DITUDING MELANGGAR KONSTITUSI - Hapuskan Praktik Monopoli PGN

Jakarta –  Kebijakan PT Perusahaan Gas Negara (PGN) menerapkan kenaikan harga gas  untuk sektor industri sebesar 55% per 1 Mei lalu menghadirkan masalah baru yang lebih prinsipil.

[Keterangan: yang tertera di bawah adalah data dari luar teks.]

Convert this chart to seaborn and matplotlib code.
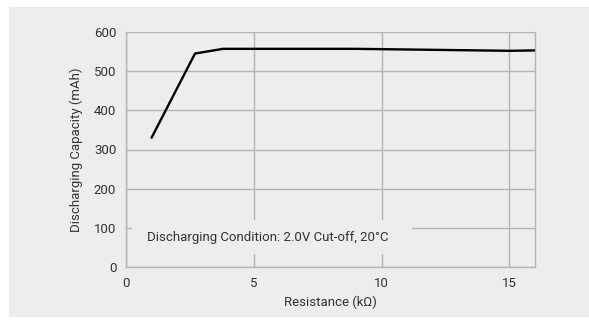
import matplotlib
matplotlib.use("Agg")
import matplotlib.pyplot as plt
from matplotlib.patches import Rectangle
import seaborn as sns
import pandas as pd

# values
resistance = [1.0, 2.7, 3.8, 9.0, 15.0, 16.0]
capacity = [330, 545, 557, 557, 552, 553]
x_ticks = [0, 5, 10, 15]
y_ticks = [0, 100, 200, 300, 400, 500, 600]

df = pd.DataFrame({"Resistance": resistance, "Capacity": capacity})

sns.set_style("white")
plt.rcParams["font.family"] = ["Roboto", "DejaVu Sans"]

panel = "#ededed"
grid_c = "#b4b4b4"
txt_c = "#333333"
fs = 9.5

fig = plt.figure(figsize=(5.89, 3.2), dpi=100)
fig.patch.set_facecolor("white")
fig.patches.append(Rectangle((9 / 589, 3 / 320), 580 / 589, 310 / 320,
                             transform=fig.transFigure, facecolor=panel,
                             edgecolor="none", zorder=-10))

ax = fig.add_axes([126 / 589, 53 / 320, 409 / 589, 235 / 320])
ax.set_facecolor(panel)

sns.lineplot(data=df, x="Resistance", y="Capacity", ax=ax, color="black",
             linewidth=1.7, zorder=5)

ax.set_xlim(0, 16)
ax.set_ylim(0, 600)
ax.set_xticks(x_ticks)
ax.set_yticks(y_ticks)
ax.grid(True, color=grid_c, linewidth=1)
ax.set_axisbelow(True)
for s in ax.spines.values():
    s.set_color(grid_c)
    s.set_linewidth(1)
ax.spines["top"].set_visible(False)
ax.tick_params(length=0, labelsize=fs, colors=txt_c, pad=7)

ax.set_xlabel("Resistance (kΩ)", fontsize=fs, color=txt_c, labelpad=4)
ax.set_ylabel("Discharging Capacity (mAh)", fontsize=fs, color=txt_c, labelpad=8)

# label box that hides the grid behind the condition note
ax.add_patch(Rectangle((0.24, 33), 10.94, 87, facecolor=panel,
                       edgecolor="none", zorder=3))
ax.text(0.82, 76, "Discharging Condition: 2.0V Cut-off, 20°C", fontsize=fs,
        color=txt_c, va="center", ha="left", zorder=4)

fig.savefig("out.png", dpi=100)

Lebih dari sekedar ditentang oleh para pengusaha dan dituding melakukan monopoli pasar gas nasional, praktik kesewenangan perusahaan plat merah di bawah Kementerian BUMN ini menetapkan kenaikan harga gas secara sepihak juga diyakini sebagai bentuk pelanggaran konstitusi.

NERACA

Ketua Komisi Pengawasan Persaingan Usaha (KKPU) Tadjuddin Noer Said menilai kenaikan harga gas yang dilakukan oleh PGN melanggar UU No. 22/2001 tentang Minyak dan Gas Bumi (Migas), karena seharusnya menurut UU tersebut yang dapat menentukan harga gas adalah pemerintah.

"Pemerintah yang mempunyai kewenangan," kata Tadjuddin kepada Neraca, Senin (4/6).

Tadjuddin mengingatkan Mahkamah Konstitusi (MK) telah membatalkan pasal 28 dalam UU tersebut. “Pasal yang dibatalkan itu berbunyi harga bahan bakar minyak BBM) dan gas bumi diserahkan pada mekanisme persaingan usaha yang sehat dan wajar. KPPU menilai mekanisme persaingan usaha dalam gas tetap ada meski pemerintah menetapkan harga, karena pemerintah dapat menetapkan harga batas tertinggi dan menyerahkan harga di bawahnya pada mekanisme persaingan,” jelasnya.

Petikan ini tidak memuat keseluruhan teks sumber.